The Washington Post looks at the legacy of Napa Valley legend Robert Mondavi. "The push for affordable everyday wines, advocated by Michael, and the drive for quality, pursued notably by Tim, stretched the winery and the family in different directions."

The Los Angeles Times explores rosé. "Beyond this, it’s helpful to break them all down into three subsets: rosés for beginners (fail-safe bottles to pick up and guzzle down, generous, delicious, soothing); rosés for experts, (a bit more challenging, elusive and serious); and rosés for weirdos (iconoclastic, experimental, odd, delightful — some traditional, some not)."

Bloomberg reports that French wine output has dropped due to climactic challenges. "In Champagne, spring frost destroyed grape production on 4,600 hectares (11,367 acres), and there’s strong pressure from fungal diseases mildew and gray rot, the ministry said."

Jancis Robinson on winemakers cutting back on sulphur. "The problem is that if no sulphur dioxide is added, then the wine has no defence against harmful bacteria and is more likely to oxidise, to lose its freshness and fruity charm and possibly turn brown."

Fortune on how Hungary's Tokaj region is reviving its Jewish heritage. "The central European nation deported half a million Jews.
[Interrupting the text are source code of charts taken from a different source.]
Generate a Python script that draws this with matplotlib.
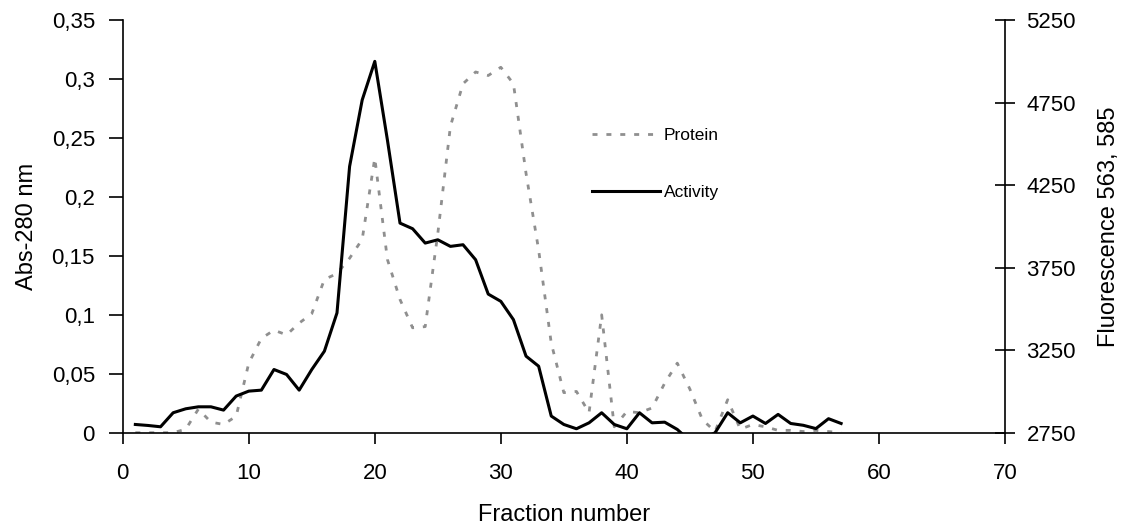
import matplotlib.pyplot as plt
import numpy as np

plt.rcParams['font.family'] = ['Liberation Sans', 'DejaVu Sans']

# fraction numbers
fraction = list(range(1, 58))

# Abs-280 nm (left axis)
protein = [0.0, 0.0, 0.0, 0.0, 0.003, 0.02, 0.009, 0.007, 0.014, 0.059,
           0.080, 0.087, 0.083, 0.093, 0.101, 0.130, 0.135, 0.148, 0.164, 0.233,
           0.147, 0.113, 0.089, 0.090, 0.169, 0.260, 0.296, 0.306, 0.303, 0.310,
           0.296, 0.220, 0.155, 0.076, 0.034, 0.035, 0.017, 0.100, 0.005, 0.018,
           0.017, 0.021, 0.042, 0.059, 0.037, 0.011, 0.001, 0.028, 0.003, 0.007,
           0.005, 0.002, 0.002, 0.001, 0.002, 0.001, 0.0]

# Fluorescence 563, 585 (right axis)
activity = [2800, 2794, 2786, 2871, 2895, 2907, 2907, 2887, 2972, 3002,
            3008, 3133, 3103, 3008, 3133, 3244, 3476, 4363, 4766, 5000,
            4524, 4020, 3986, 3899, 3919, 3879, 3889, 3798, 3590, 3546,
            3435, 3214, 3153, 2851, 2800, 2774, 2810, 2871, 2800, 2774,
            2871, 2810, 2814, 2770, 2700, 2710, 2750, 2871, 2810, 2851,
            2806, 2861, 2806, 2795, 2775, 2835, 2806]

left_ticks = [0, 0.05, 0.1, 0.15, 0.2, 0.25, 0.3, 0.35]
right_ticks = [2750, 3250, 3750, 4250, 4750, 5250]
x_ticks = [0, 10, 20, 30, 40, 50, 60, 70]

fig = plt.figure(figsize=(11.26, 5.29), dpi=100)
ax = fig.add_axes([0.109, 0.182, 0.7835, 0.78])
ax2 = ax.twinx()

l1, = ax.plot(fraction, protein, color='#8f8f8f', lw=2, linestyle=(0, (1.8, 3.2)), label='Protein')
l2, = ax2.plot(fraction, activity, color='black', lw=2.2, label='Activity')

ax.set_xlim(0, 70)
ax.set_ylim(0, 0.35)
ax2.set_ylim(2750, 5250)
ax.set_xticks(x_ticks)
ax.set_yticks(left_ticks)
ax.set_yticklabels([f"{v:g}".replace('.', ',') for v in left_ticks])
ax2.set_yticks(right_ticks)

for a in (ax, ax2):
    a.spines['top'].set_visible(False)
ax.spines['right'].set_visible(False)
ax2.spines['left'].set_visible(False)
ax2.spines['bottom'].set_visible(False)

ax.tick_params(axis='x', direction='out', length=8, width=1.2, pad=14, labelsize=16)
ax.tick_params(axis='y', direction='out', length=10, width=1.2, pad=10, labelsize=16)
ax2.tick_params(axis='y', direction='inout', length=15, width=1.2, pad=8, labelsize=16)
for s in ('left', 'bottom'):
    ax.spines[s].set_linewidth(1.2)
ax2.spines['right'].set_linewidth(1.2)

ax.set_xlabel('Fraction number', fontsize=17, labelpad=14)
ax.set_ylabel('Abs-280 nm', fontsize=17, labelpad=10)
ax2.set_ylabel('Fluorescence 563, 585', fontsize=17, labelpad=16)

fig.legend(handles=[l1, l2], loc='upper left', bbox_to_anchor=(0.518, 0.775),
           frameon=False, fontsize=12.5, handlelength=3.9, handletextpad=0.25,
           labelspacing=2.4, borderpad=0)

fig.savefig('out.png', dpi=100)
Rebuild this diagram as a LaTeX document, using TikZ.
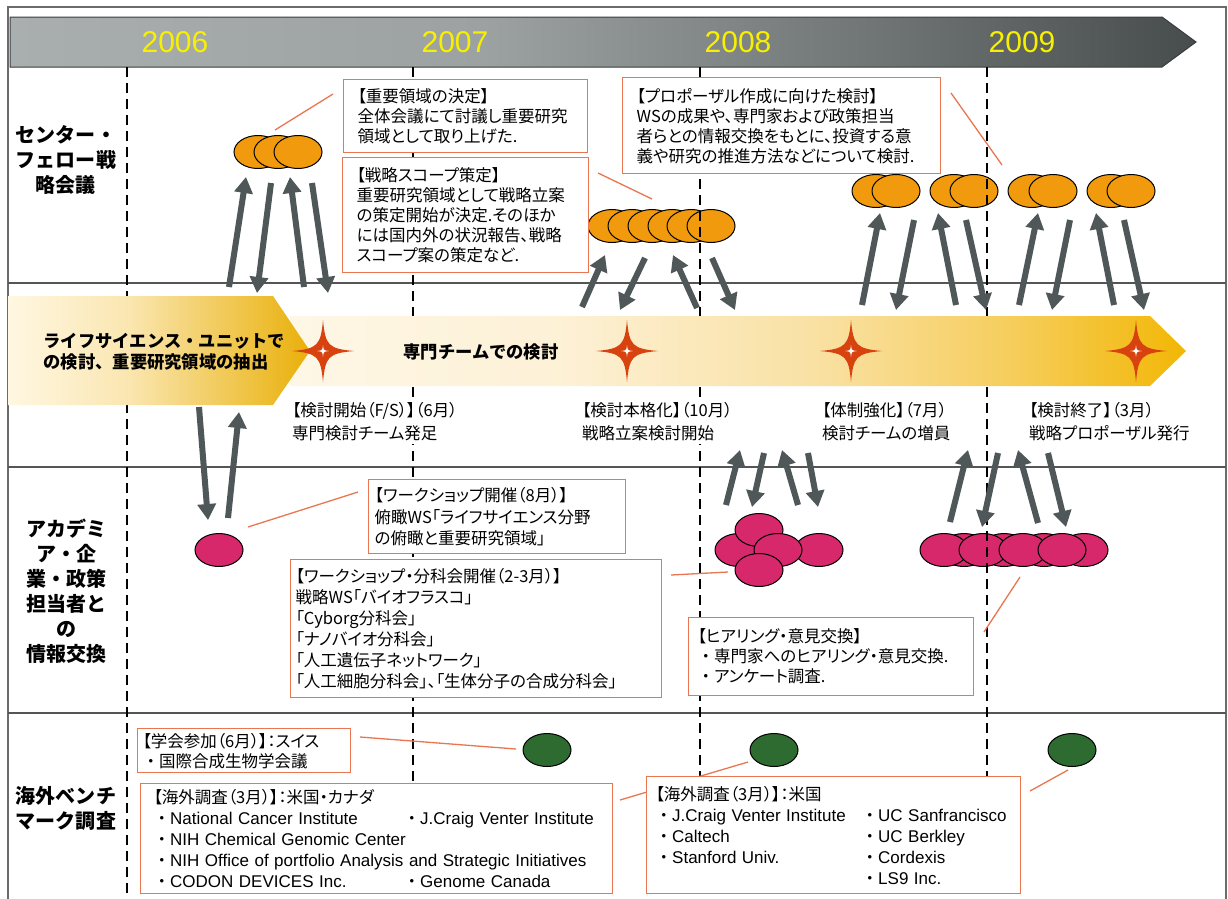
\documentclass[tikz,border=0pt]{standalone}
\usepackage{fontspec}
\setmainfont{Noto Sans CJK JP}[RawFeature=+palt]
\newfontfamily\jpm{Noto Sans CJK JP}
\newfontfamily\en{Liberation Sans}
\usetikzlibrary{arrows.meta,shapes.geometric}
\definecolor{hdrA}{HTML}{A9AEAE}
\definecolor{hdrB}{HTML}{9CA1A1}
\definecolor{hdrC}{HTML}{6E7474}
\definecolor{hdrD}{HTML}{474C4D}
\definecolor{bnA}{HTML}{FEF7E6}
\definecolor{bnB}{HTML}{FDF1D6}
\definecolor{bnC}{HTML}{F9E0A0}
\definecolor{bnD}{HTML}{F6CE5E}
\definecolor{bnE}{HTML}{F2B705}
\definecolor{pnA}{HTML}{FFF7E2}
\definecolor{pnB}{HTML}{FAE6B0}
\definecolor{pnC}{HTML}{E9B00A}
\definecolor{orangeE}{HTML}{F29A0E}
\definecolor{pinkE}{HTML}{D6286B}
\definecolor{greenE}{HTML}{2E6B30}
\definecolor{arrg}{HTML}{4F5758}
\definecolor{boxc}{HTML}{E97650}
\definecolor{starc}{HTML}{D8420E}
\definecolor{yearc}{HTML}{F8F000}
\definecolor{framec}{HTML}{6B6B6B}
\definecolor{rowc}{HTML}{555555}
\pgfdeclarehorizontalshading{hdrsh}{100bp}{color(0bp)=(hdrA); color(25bp)=(hdrA); color(45bp)=(hdrB); color(62bp)=(hdrC); color(75bp)=(hdrD); color(100bp)=(hdrD)}
\pgfdeclarehorizontalshading{bandsh}{100bp}{color(0bp)=(bnA); color(25bp)=(bnA); color(40bp)=(bnB); color(55bp)=(bnC); color(65bp)=(bnD); color(75bp)=(bnE); color(100bp)=(bnE)}
\pgfdeclarehorizontalshading{pentsh}{100bp}{color(0bp)=(pnA); color(25bp)=(pnA); color(45bp)=(pnB); color(75bp)=(pnC); color(100bp)=(pnC)}
\newcommand\garrow[3]{\coordinate (#1s) at (#2); \coordinate (#1e) at (#3); \draw[garr] (#1s) -- (#1e);}
\newcommand\callout[3]{\coordinate (#1s) at (#2); \coordinate (#1e) at (#3); \draw[cline] (#1s) -- (#1e);}
\newcommand\engl[1]{{\en\fontsize{17}{21}\selectfont #1}}
\newcommand\bul{{\jpm ・}}
\tikzset{sparkstar/.pic={
  \fill[starc] (0,-31) .. controls (2.3,-5.5) and (5.5,-2.3) .. (31,0) .. controls (5.5,2.3) and (2.3,5.5) .. (0,31) .. controls (-2.3,5.5) and (-5.5,2.3) .. (-31,0) .. controls (-5.5,-2.3) and (-2.3,-5.5) .. (0,-31) -- cycle;
  \fill[white] (0,-6) .. controls (0.6,-0.6) .. (6,0) .. controls (0.6,0.6) .. (0,6) .. controls (-0.6,0.6) .. (-6,0) .. controls (-0.6,-0.6) .. (0,-6) -- cycle;
}}
\begin{document}
\begin{tikzpicture}[x=1pt,y=-1pt,
  ell/.style={ellipse, draw=black, line width=1pt, minimum width=48pt, minimum height=33pt, inner sep=0pt},
  orng/.style={ell, fill=orangeE},
  pnk/.style={ell, fill=pinkE},
  grn/.style={ell, fill=greenE},
  garr/.style={draw=arrg, line width=6pt, -{Triangle[length=16pt,width=18pt]}},
  cline/.style={draw=boxc, line width=1.3pt},
  box/.style={draw=boxc, line width=1.4pt, fill=white, inner ysep=0pt, align=left, anchor=north west, font=\fontsize{16.5}{20}\selectfont},
  rowlab/.style={align=center, font=\jpm\bfseries\fontsize{20}{25}\selectfont},
  bandtxt/.style={align=left, font=\jpm\bfseries\fontsize{17.3}{21}\selectfont},
  starlab/.style={anchor=west, align=left, fill=white, inner xsep=2pt, inner ysep=3pt, font=\fontsize{16.5}{23}\selectfont},
  year/.style={text=yearc, font=\en\fontsize{30}{30}\selectfont},
  dashln/.style={draw=black, line width=1.6pt, dash pattern=on 10pt off 6pt},
  rowline/.style={draw=rowc, line width=1.6pt}
]
\useasboundingbox (0,0) rectangle (1228,898);
\fill[white] (0,0) rectangle (1228,898);
% frame and row lines
\draw[framec, line width=1.5pt] (8,899) -- (8,7) -- (1226,7) -- (1226,899);
\foreach \yy in {283,467,713} \draw[rowline] (8,\yy) -- (1226,\yy);
% header arrow
\shadedraw[shading=hdrsh, draw=hdrD!80!black, line width=1pt] (10,17) -- (1162,17) -- (1196,42) -- (1162,67) -- (10,67) -- cycle;
\node[year] (y2006) at (175,42) {2006};
\node[year] (y2007) at (455,42) {2007};
\node[year] (y2008) at (738,42) {2008};
\node[year] (y2009) at (1022,42) {2009};
% orange ellipses
\node[orng] (o1a) at (258,152) {};
\node[orng] (o1b) at (278,152) {};
\node[orng] (o1c) at (298,152) {};
\node[orng] (o2a) at (612,226) {};
\node[orng] (o2b) at (632,226) {};
\node[orng] (o2c) at (652,226) {};
\node[orng] (o2d) at (672,226) {};
\node[orng] (o2e) at (691,226) {};
\node[orng] (o2f) at (711,226) {};
\node[orng] (p1a) at (876,191) {};
\node[orng] (p1b) at (896,191) {};
\node[orng] (p2a) at (954,191) {};
\node[orng] (p2b) at (974,191) {};
\node[orng] (p3a) at (1032,191) {};
\node[orng] (p3b) at (1053,191) {};
\node[orng] (p4a) at (1111,191) {};
\node[orng] (p4b) at (1131,191) {};
% pink ellipses
\node[pnk] (k0) at (219,550) {};
\node[pnk] (k1l) at (739,550) {};
\node[pnk] (k1r) at (819,550) {};
\node[pnk] (k1t) at (759,530) {};
\node[pnk] (k1m) at (778,550) {};
\node[pnk] (k1b) at (759,570) {};
\node[pnk] (k2b1) at (964,550) {};
\node[pnk] (k2b2) at (1004,550) {};
\node[pnk] (k2b3) at (1044,550) {};
\node[pnk] (k2b4) at (1084,550) {};
\node[pnk] (k2f1) at (944,550) {};
\node[pnk] (k2f2) at (983,550) {};
\node[pnk] (k2f3) at (1023,550) {};
\node[pnk] (k2f4) at (1062,550) {};
% green ellipses
\node[grn] (g1) at (547,750) {};
\node[grn] (g2) at (774,750) {};
\node[grn] (g3) at (1072,750) {};
% dashed year lines
\foreach \xx in {127,413,700,987} \draw[dashln] (\xx,67) -- (\xx,898);
% process band
\shade[shading=bandsh] (290,316) -- (1150,316) -- (1186,351) -- (1150,386) -- (290,386) -- cycle;
\shade[shading=pentsh] (8,296) -- (273,296) -- (310,351) -- (273,405) -- (8,405) -- cycle;
\pic (s1) at (323,351) {sparkstar};
\pic (s2) at (627,351) {sparkstar};
\pic (s3) at (851,351) {sparkstar};
\pic (s4) at (1136,351) {sparkstar};
\node[bandtxt, anchor=west] (t1) at (40,352) {ライフサイエンス・ユニットで\\の検討、重要研究領域の抽出};
\node[bandtxt] (t2) at (481,352) {専門チームでの検討};
% milestone labels
\node[starlab] (m1) at (290,422) {【検討開始（F/S）】（6月）\\専門検討チーム発足};
\node[starlab] (m2) at (580,422) {【検討本格化】（10月）\\戦略立案検討開始};
\node[starlab] (m3) at (820,422) {【体制強化】（7月）\\検討チームの増員};
\node[starlab] (m4) at (1027,422) {【検討終了】（3月）\\戦略プロポーザル発行};
% callout lines
\callout{c1}{275,130}{333,94}
\callout{c2}{598,173}{652,199}
\callout{c3}{951,93}{1002,165}
\callout{c4}{248,527}{358,492}
\callout{c5}{671,575}{728,572}
\callout{c6}{984,632}{1020,577}
\callout{c7}{360,737}{516,749}
\callout{c8}{620,800}{748,762}
\callout{c9}{1030,791}{1068,770}
% boxes
\node[box, minimum width=244pt, minimum height=73pt, text width=216pt, inner xsep=14pt] (bx1) at (343,79)
 {【重要領域の決定】\\全体会議にて討議し重要研究\\領域として取り上げた.};
\node[box, minimum width=246pt, minimum height=115pt, text width=218pt, inner xsep=14pt] (bx2) at (342,157)
 {【戦略スコープ策定】\\重要研究領域として戦略立案\\の策定開始が決定.そのほか\\には国内外の状況報告、戦略\\スコープ案の策定など.};
\node[box, minimum width=318pt, minimum height=96pt, text width=290pt, inner xsep=14pt] (bx3) at (622,77)
 {【プロポーザル作成に向けた検討】\\WSの成果や、専門家および政策担当\\者らとの情報交換をもとに、投資する意\\義や研究の推進方法などについて検討.};
\node[box, minimum width=257pt, minimum height=74pt, text width=245pt, inner xsep=6pt, font=\fontsize{16.5}{21.5}\selectfont] (bx4) at (368,479)
 {【ワークショップ開催（8月）】\\俯瞰WS「ライフサイエンス分野\\の俯瞰と重要研究領域」};
\node[box, minimum width=371pt, minimum height=138pt, text width=361pt, inner xsep=5pt, font=\fontsize{16.5}{21}\selectfont] (bx5) at (290,559)
 {【ワークショップ・分科会開催（2-3月）】\\戦略WS「バイオフラスコ」\\「Cyborg分科会」\\「ナノバイオ分科会」\\「人工遺伝子ネットワーク」\\「人工細胞分科会」、「生体分子の合成分科会」};
\node[box, minimum width=285pt, minimum height=78pt, text width=267pt, inner xsep=9pt] (bx6) at (688,617)
 {【ヒアリング・意見交換】\\\bul 専門家へのヒアリング・意見交換.\\\bul アンケート調査.};
\node[box, minimum width=213pt, minimum height=44pt, text width=203pt, inner xsep=5pt] (bx7) at (137,728)
 {【学会参加（6月）】：スイス\\\bul 国際合成生物学会議};
\node[box, minimum width=472pt, minimum height=110pt, text width=446pt, inner xsep=13pt, font=\fontsize{16.5}{21}\selectfont] (bx8) at (140,783)
 {【海外調査（3月）】：米国・カナダ\\
  \makebox[250pt][l]{\bul\engl{National Cancer Institute}}\bul\engl{J.Craig Venter Institute}\\
  \bul\engl{NIH Chemical Genomic Center}\\
  \bul\engl{NIH Office of portfolio Analysis and Strategic Initiatives}\\
  \makebox[250pt][l]{\bul\engl{CODON DEVICES Inc.}}\bul\engl{Genome Canada}};
\node[box, minimum width=374pt, minimum height=117pt, text width=356pt, inner xsep=9pt, font=\fontsize{16.5}{21}\selectfont] (bx9) at (646,776)
 {【海外調査（3月）】：米国\\
  \makebox[206pt][l]{\bul\engl{J.Craig Venter Institute}}\bul\engl{UC Sanfrancisco}\\
  \makebox[206pt][l]{\bul\engl{Caltech}}\bul\engl{UC Berkley}\\
  \makebox[206pt][l]{\bul\engl{Stanford Univ.}}\bul\engl{Cordexis}\\
  \makebox[206pt][l]{}\bul\engl{LS9 Inc.}};
% arrows
\garrow{a1}{229,287}{246,177}
\garrow{a2}{271,183}{257,293}
\garrow{a3}{304,287}{290,177}
\garrow{a4}{312,183}{328,293}
\garrow{b1}{582,307}{605,255}
\garrow{b2}{645,258}{620,310}
\garrow{b3}{697,308}{673,255}
\garrow{b4}{712,258}{735,310}
\garrow{c1a}{862,305}{880,213}
\garrow{c2a}{914,220}{896,310}
\garrow{c3a}{956,305}{938,213}
\garrow{c4a}{966,220}{986,310}
\garrow{c5a}{1019,305}{1038,213}
\garrow{c6a}{1070,220}{1052,310}
\garrow{c7a}{1114,305}{1096,213}
\garrow{c8a}{1124,220}{1144,310}
\garrow{d1}{199,407}{208,520}
\garrow{d2}{228,518}{239,412}
\garrow{e1}{726,505}{740,450}
\garrow{e2}{764,453}{752,507}
\garrow{e3}{798,505}{782,450}
\garrow{e4}{808,453}{818,507}
\garrow{f1}{950,522}{968,450}
\garrow{f2}{998,453}{982,527}
\garrow{f3}{1038,523}{1018,450}
\garrow{f4}{1048,453}{1066,527}
% row labels
\node[rowlab] (lab1) at (66,160) {センター・\\フェロー戦\\略会議};
\node[rowlab] (lab3) at (66,591) {アカデミ\\ア・企\\業・政策\\担当者と\\の\\情報交換};
\node[rowlab] (lab4) at (66,808) {海外ベンチ\\マーク調査};
\end{tikzpicture}
\end{document}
In the final months of the war, Hungarian fascists executed thousands of Jews, shooting them and pushing them into the Danube river."

Winesearcher on why Napa is not promoting organic as a marketing tool. "Thus, I wasn't sorry when Long Meadow Ranch CEO Ted Hall said to Matthiason that not getting certified as organic is "just an excuse for not wanting to work hard. I find it sloppy thinking. You either are or you aren't. What you're really saying (by not getting certified) is you're a sloppy farmer."

The Huffington Post on why you should freeze your leftover wine.

In Decanter "Andrew Jefford heads to Alsace’s Niedermorschwihr – and discovers a great winemaking talent."

The Drinks Business on 10 extreme vineyards that push viticulture to its limits.